"Виктор Меньшов. Купи себе Манхэттен... (Бабки на бочку)" - читать интересную книгу автора

с Манхэттеном, в лице которого старик обрел внимательнейшего слушателя.
Алик буквально конспектировал за дедом каждое слово.
Поначалу мы покупали товар, почти не торгуясь, часто уступали из
жалости, видя многодетные семьи и страдающих от своей бесполезности
здоровых мужиков. В городе царила жесточайшая безработица. Кормились в
основном за счет подсобного хозяйства да случайных заработков. Почти все
предприятия в этом и без того не особо промышленном городе стояли.
Некоторые за ненадобностью, другие, потому что не выдерживали конкуренции,
а кого-то просто не пускали из региона на российский рынок, чтобы избежать
конкуренции дешевого товара.
Но вскоре нас затянула жажда наживы. Мы считали прибыли, и у нас
кружилась голова. О таких деньгах мы никогда и мечтать не могли. Постепенно
мелочная и нудная торговля из-за каждого рубля перестала смущать нас, мы
отчаянно бились и цеплялись за каждую копейку, словно она у нас последняя.
Мы увлеклись поисками дешевого товара, бросались на каждого продавца и
владельца нутрий, как коршун на добычу. Мы поняли, что такое страсть
наживы. Это была действительно страсть. Ни с чем не сравнимый азарт, охота,
погоня. Здесь было все, о чем мечтают мужчины, если у них в жилах течет
кровь, а не розовая водичка. Адреналина в этом деле хватало с избытком.
Отрезвление пришло неожиданно. Мы как-то подъехали к одному из
домишек, где накануне договорились закупить партию шкурок.
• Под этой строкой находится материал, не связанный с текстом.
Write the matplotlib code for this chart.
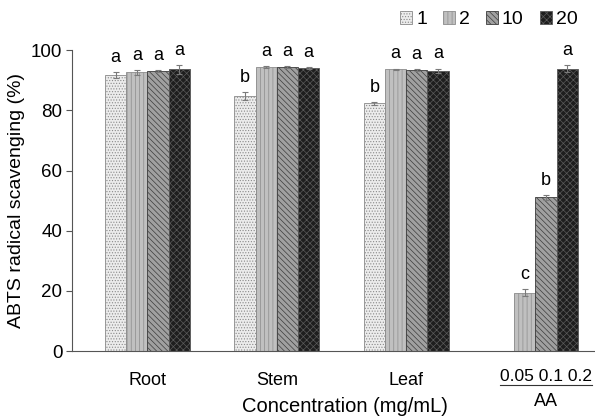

Партия была не
особо большая, но мы долго уговаривали хозяина, измученного какими-то
болезнями, на лечение которых они с женой и переводили все свои, с таким
трудом добытые деньги. Бедняга оказался втянутым в страшный житейский
водоворот: тяжелым трудом зарабатывая на лечение одних болезней, попутно
приобретал себе новые. У него был свой оптовый покупатель. Он бы, наверное,
не согласился продать шкурки нам, хотя и уговаривали мы его почти час, но
тут пришла из аптеки его супруга, рано состарившаяся женщина, тяжело
переваливающаяся на распухших ногах, послушала наши "песни" и сказала:
- Сенечка, милый, ты погляди, что с меня в аптеке вытребовали! Если
плотют больше, отдай им, отдай людям добрым, приедут Максим с Егоркой,
объясним им, что да как. А вы завтра приехайте, мы приготовим все, не
сомневайтесь.
Мы и приехали. Но у ворот раздрызганного забора уже стоял обшарпанный
и облупленный мотороллер "Муравей" с кузовком. Из ворот два мужичка,
молодой и старый, отец и сын наверное, выносили вязки шкурок, за которые мы
вчера отслюнили задаток. Мы с Димой переглянулись.
- Эй, хозяин! - окликнул я мужика постарше, который полез в кузов,
чтобы принять и уложить шкурки. - Тебе не кажется, что ты чужое берешь?
- А это ты, что ли, выделывал эти шкуры? - бросил тот через плечо,
даже не оглянувшись.
- Мы не выделывали, но задаток за них заплатили, - вмешался Димка и
оглянулся на вышедшую из ворот хозяйку. - Так ведь, хозяюшка?
Та, переваливаясь на своих распухших ногах, заспешила к нам.
- Ребятки, милые, вы уж извиняйте, Максим с Егоркой нам все-таки не
чужие будут, им тоже жить нужно. Вы уж простите старую, совсем беда глаза
застит. Вы уж заберите деньги, а нужны шкурки, - я вам скажу, где ещё
купить можно...
- Нет, хозяйка, так дела не делаются, - остановил я её. - Мы обо всем
договорились, так не годится. Давай, браток, сгружай товар обратно.